2017 book by Daniel Golden

Spy Schools: How the CIA, FBI and Foreign Intelligence Secretly Exploit America’s Universities is a 2017 book by Daniel Golden, published by Henry Holt and Company. It describes relations between American educational institutions and the U.S. intelligence community.

==Background==
Golden stated that he was inspired to write this book after he learned of how the FBI tried to persuade a Chinese–American academic to do espionage against China, and how he learned such situations were more common than Golden realized.

==Content==
The book examines particular instances of spying in the initial section and on foreign intelligence agencies intervention in educational institutions and their students from outside of the United States in the second part. Operations by both the Central Intelligence Agency (CIA) and the Federal Bureau of Investigation (FBI) are documented in this book.
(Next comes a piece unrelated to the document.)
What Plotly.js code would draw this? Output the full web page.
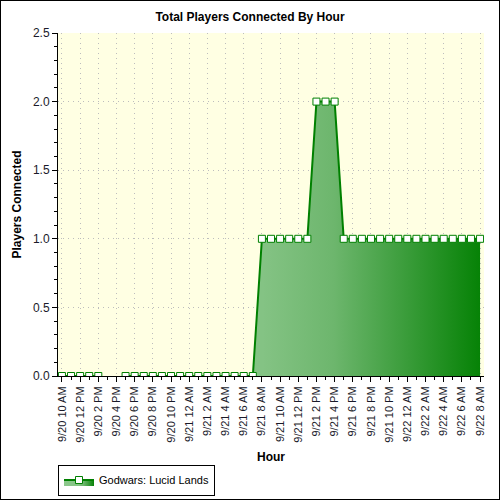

The book also includes the Glenn Duffie Shriver case.

==Reception==
Ed J. Hagerty of American Public University System criticized the "overall quality of the research" as the book mainly used popular journalism and other sources that the public could access as its primary sources, but praised the interview material that Hagerty stated "elevates the book to a higher level".

Kirkus Reviews described the book as "provocative".